**** Material provided
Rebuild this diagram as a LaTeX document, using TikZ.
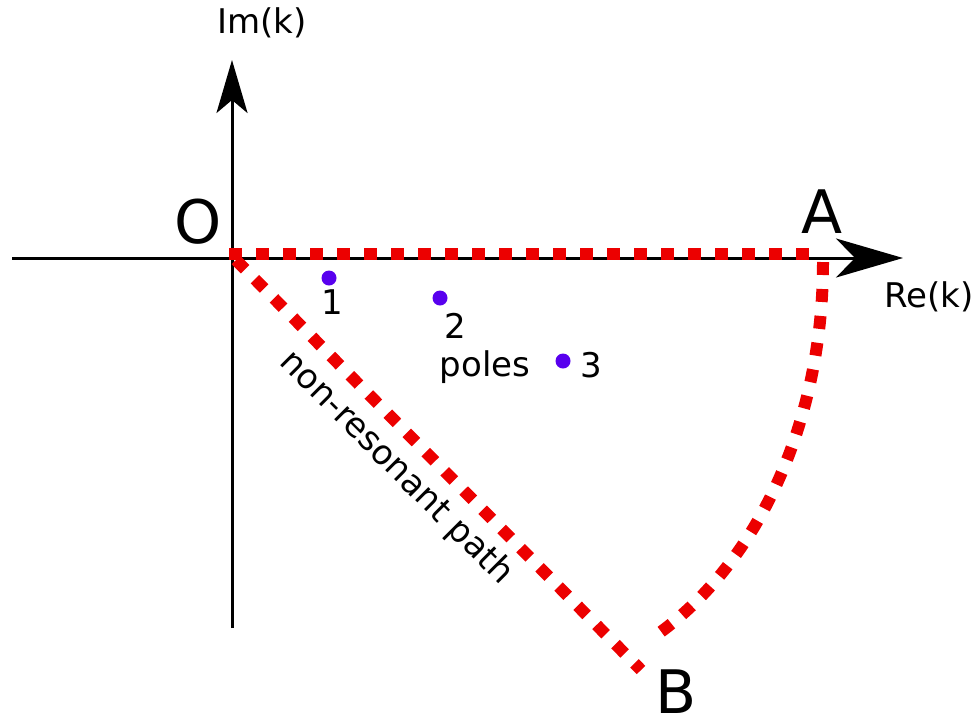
\documentclass[tikz,border=0pt]{standalone}
\usepackage{fontspec}
\setmainfont{DejaVu Sans}
\usetikzlibrary{arrows.meta}
\definecolor{pathred}{RGB}{236,0,0}
\definecolor{polecol}{RGB}{88,0,238}
\tikzset{
  axis/.style={line width=3pt},
  redpath/.style={pathred, line width=12pt, dash pattern=on 13pt off 14pt},
  pole/.style={circle, fill=polecol, inner sep=0pt, minimum size=15pt},
  big/.style={font=\fontsize{60}{60}\selectfont, inner sep=0pt},
  lbl/.style={font=\fontsize{34}{34}\selectfont, inner sep=0pt},
}
\begin{document}
\begin{tikzpicture}[x=1pt,y=-1pt]
\useasboundingbox (0,0) rectangle (980,721);
% axes
\coordinate (xs) at (12,258);
\coordinate (xe) at (903,258);
\coordinate (ys) at (232,628);
\coordinate (ye) at (232,60);
\draw[axis, -{Stealth[length=67pt,width=39pt,inset=19pt]}] (xs) -- (xe);
\draw[axis, -{Stealth[length=53pt,width=31pt,inset=13pt]}] (ys) -- (ye);
% contour points
\coordinate (O) at (229,254);
\coordinate (A) at (823,254);
\coordinate (Ac) at (823,262);
\coordinate (Bc) at (658,634);
\coordinate (Od) at (236,260);
\coordinate (Bd) at (641,670);
\draw[redpath] (O) -- (A);
\draw[redpath] (Ac) .. controls (823,420) and (760,560) .. (Bc);
\draw[redpath] (Od) -- (Bd);
% poles
\node[pole] (p1) at (329,278) {};
\node[pole] (p2) at (440,298) {};
\node[pole] (p3) at (563,361) {};
\node[lbl] (l1) at (332,302) {1};
\node[lbl] (l2) at (455,326) {2};
\node[lbl] (l3) at (591,365) {3};
\node[lbl] (poles) at (485,367) {poles};
% labels
\node[big] (Olab) at (198,222) {O};
\node[big] (Alab) at (822,212) {A};
\node[big] (Blab) at (676,692) {B};
\node[lbl] (im) at (262,23) {Im(k)};
\node[lbl] (re) at (929,297) {Re(k)};
\node[lbl, rotate=-45] (nr) at (396,468) {non-resonant path};
\end{tikzpicture}
\end{document}
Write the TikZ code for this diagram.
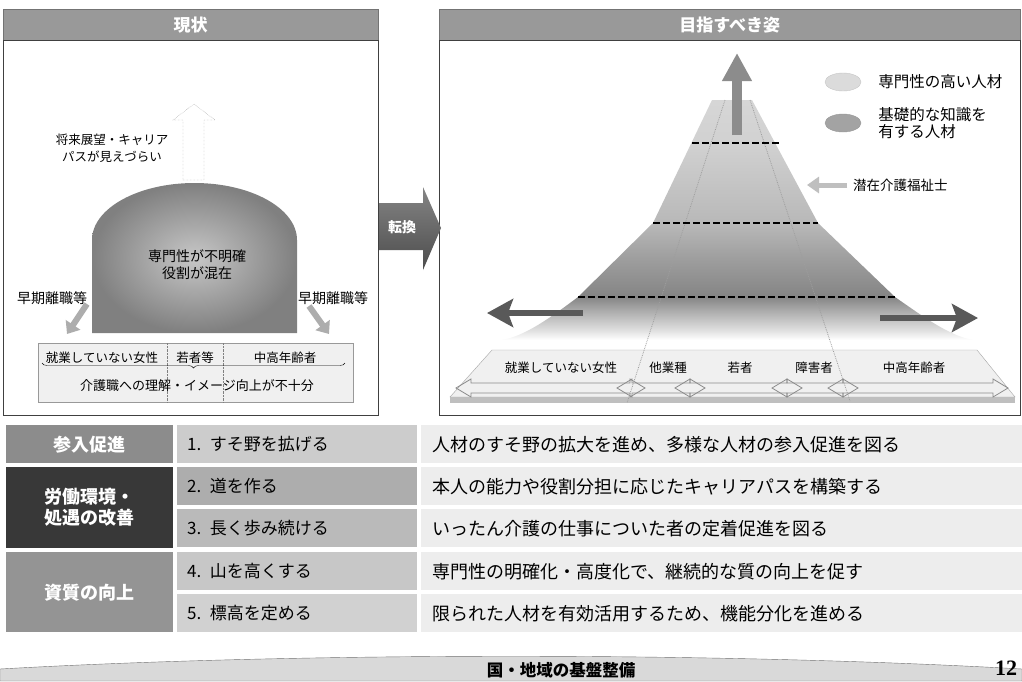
\documentclass[tikz,border=0pt]{standalone}
\usepackage{fontspec}
\setmainfont{Noto Sans CJK JP}
\newfontfamily\pagenumfont{Liberation Serif}
\usetikzlibrary{positioning,shapes.geometric,decorations.pathreplacing,arrows.meta}

\newcommand{\jsize}[2]{\fontsize{#1}{#2}\selectfont}

\pgfdeclareverticalshading{mountain}{100bp}{color(0bp)=(white); color(25bp)=(white); color(27bp)=(black!12); color(31bp)=(black!32); color(34bp)=(black!48); color(42bp)=(black!38); color(49bp)=(black!28); color(66bp)=(black!18); color(75bp)=(black!16); color(100bp)=(black!16)}

\begin{document}
\begin{tikzpicture}[x=1pt,y=-1pt,
  headbar/.style={draw=black!55,fill=black!40,text=white,inner sep=0,font=\jsize{17}{17}\bfseries},
  panel/.style={draw=black!75,line width=1},
  txt/.style={inner sep=0,font=\jsize{12.5}{17}},
  bigtxt/.style={inner sep=0,align=center,font=\jsize{14}{17}},
  quitarrow/.style={line width=6,black!32,-{Triangle[length=11,width=17]}},
  dashline/.style={line width=2.2,dash pattern=on 7 off 3},
  lane/.style={black!38,densely dotted,line width=0.8},
  lanearrow/.style={draw=black!45,line width=0.8},
  catcell/.style={anchor=north west,inner sep=0,minimum width=167,text=white,align=center,font=\jsize{18}{21}\bfseries},
  itemcell/.style={anchor=north west,inner xsep=10,inner ysep=0,text width=220,minimum height=38,align=left,font=\jsize{17}{17}},
  aimtxt/.style={anchor=west,inner sep=0,font=\jsize{18}{18}}
]
\useasboundingbox (0,0) rectangle (1022,681);
\fill[white] (0,0) rectangle (1022,681);

\node[headbar,minimum width=375,minimum height=31,anchor=north west] (nowhead) at (3,9) {現状};
\node[headbar,minimum width=581,minimum height=31,anchor=north west] (goalhead) at (439,9) {目指すべき姿};
\draw[panel] (3,40) rectangle (378,415);
\draw[panel] (439,40) rectangle (1020,415);

\draw[densely dotted,black!45,fill=white] (183,180) -- (183,120) -- (173,120) -- (194,104) -- (215,120) -- (204,120) -- (204,180) -- cycle;
\node[txt,align=center] (vision) at (112,148) {将来展望・キャリア\\パスが見えづらい};

\shade[inner color=black!22,outer color=black!50] (92,240) .. controls (92,208.5) and (137.9,183) .. (194.5,183) .. controls (251.1,183) and (297,208.5) .. (297,240) -- (297,333) -- (92,333) -- cycle;
\node[bigtxt] (dome) at (197,265) {専門性が不明確\\役割が混在};

\node[txt,font=\jsize{14}{14}] (quitl) at (52,298) {早期離職等};
\node[txt,font=\jsize{14}{14}] (quitr) at (333,298) {早期離職等};
\draw[quitarrow] (87,304) -- (67,334);
\draw[quitarrow] (309,306) -- (329,334);

\draw[draw=black!40,fill=black!6] (38,343) rectangle (353,402);
\draw[densely dotted,black!50] (167,343) -- (167,402) (223,343) -- (223,402);
\node[txt] (women) at (102,358) {就業していない女性};
\node[txt] (youth) at (195,358) {若者等};
\node[txt] (senior) at (285,358) {中高年齢者};
\draw[decorate,decoration={brace,amplitude=5}] (345,363) -- (42,363);
\node[txt,font=\jsize{13}{13}] (image) at (197,386) {介護職への理解・イメージ向上が不十分};

\shade[top color=black!48,bottom color=black!70] (379,203) -- (423,203) -- (423,187) -- (441,228) -- (423,270) -- (423,250) -- (379,250) -- cycle;
\node[inner sep=0,text=white,font=\jsize{14}{14}\bfseries] (shift) at (402,227) {転換};

\shade[shading=mountain] (712,100) -- (752,100) -- (818,223) -- (895,297) .. controls (925,318) and (950,336) .. (973,340) -- (502,340) .. controls (525,336) and (550,318) .. (578,297) -- (653,223) -- cycle;

\draw[draw=black!35,fill=black!6] (492,350) -- (977,350) -- (1015,397) -- (450,397) -- cycle;
\fill[black!25] (450,397) -- (1015,397) -- (1015,403) -- (450,403) -- cycle;
\foreach \a/\b in {456/645,617/705,675/802,772/858,828/1008}
  \draw[lanearrow] (\a,388) -- ({\a+15},379) -- ({\a+15},383) -- ({\b-15},383) -- ({\b-15},379) -- (\b,388) -- ({\b-15},397) -- ({\b-15},393) -- ({\a+15},393) -- ({\a+15},397) -- cycle;

\draw[lane] (725,100) -- (627,403);
\draw[lane] (750,100) -- (850,401);

\draw[dashline] (692,143) -- (779,143);
\draw[dashline] (653,223) -- (818,223);
\draw[dashline] (578,297) -- (895,297);

\draw[line width=10,black!45,-{Triangle[length=28,width=28]}] (737,135) -- (737,53);
\draw[line width=6,black!65,-{Stealth[length=26,width=28,inset=5]}] (583,313) -- (487,313);
\draw[line width=6,black!65,-{Stealth[length=26,width=28,inset=5]}] (880,318) -- (978,318);

\node[anchor=west,inner sep=0,font=\jsize{13.5}{13.5}] (potential) at (853,185) {潜在介護福祉士};
\draw[line width=5,black!25,-{Triangle[length=12,width=16]}] ([xshift=-6pt]potential.west) -- ++(-40,0);

\node[ellipse,fill=black!14,draw=black!22,minimum width=36,minimum height=18,inner sep=0] (keyhigh) at (843,82) {};
\node[ellipse,fill=black!36,draw=black!40,minimum width=36,minimum height=18,inner sep=0] (keybase) at (843,123) {};
\node[right=17pt of keyhigh,inner sep=0,font=\jsize{15.5}{15.5}] (keyhightxt) {専門性の高い人材};
\node[right=17pt of keybase,inner sep=0,align=left,font=\jsize{15.5}{17}] (keybasetxt) {基礎的な知識を\\有する人材};

\node[txt] (sw) at (561,368) {就業していない女性};
\node[txt] (sother) at (668,368) {他業種};
\node[txt] (syouth) at (740,368) {若者};
\node[txt] (sdis) at (814,368) {障害者};
\node[txt] (ssenior) at (914,368) {中高年齢者};

\node[catcell,fill=black!45,minimum height=38] (join) at (6,425) {参入促進};
\node[catcell,fill=black!78,minimum height=81] (work) at (6,467) {労働環境・\\処遇の改善};
\node[catcell,fill=black!42,minimum height=80] (quality) at (6,552) {資質の向上};

\foreach \y in {425,467,509,552,594}
  \fill[black!7] (421,\y) rectangle (1022,{\y+38});
\node[itemcell,fill=black!20] (i1) at (177,425) {1. すそ野を拡げる};
\node[itemcell,fill=black!32] (i2) at (177,467) {2. 道を作る};
\node[itemcell,fill=black!27] (i3) at (177,509) {3. 長く歩み続ける};
\node[itemcell,fill=black!22] (i4) at (177,552) {4. 山を高くする};
\node[itemcell,fill=black!18] (i5) at (177,594) {5. 標高を定める};
\node[aimtxt,right=15pt of i1] (a1) {人材のすそ野の拡大を進め、多様な人材の参入促進を図る};
\node[aimtxt,right=15pt of i2] (a2) {本人の能力や役割分担に応じたキャリアパスを構築する};
\node[aimtxt,right=15pt of i3] (a3) {いったん介護の仕事についた者の定着促進を図る};
\node[aimtxt,right=15pt of i4] (a4) {専門性の明確化・高度化で、継続的な質の向上を促す};
\node[aimtxt,right=15pt of i5] (a5) {限られた人材を有効活用するため、機能分化を進める};

\draw[draw=black!55,fill=black!15] (0,669) .. controls (300,652) and (722,652) .. (1022,669) -- (1022,681) -- (0,681) -- cycle;
\node[inner sep=0,font=\jsize{16.5}{16.5}\bfseries] (base) at (561,670) {国・地域の基盤整備};
\node[inner sep=0,font=\pagenumfont\bfseries\jsize{22}{22}] (pageno) at (1006,668) {12};
\end{tikzpicture}
\end{document}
********
# What you have to do
Working from the entries above, return all lines that contain "this".

# Correct answer
Rebuild this diagram as a LaTeX document, using TikZ.
Write the TikZ code for this diagram.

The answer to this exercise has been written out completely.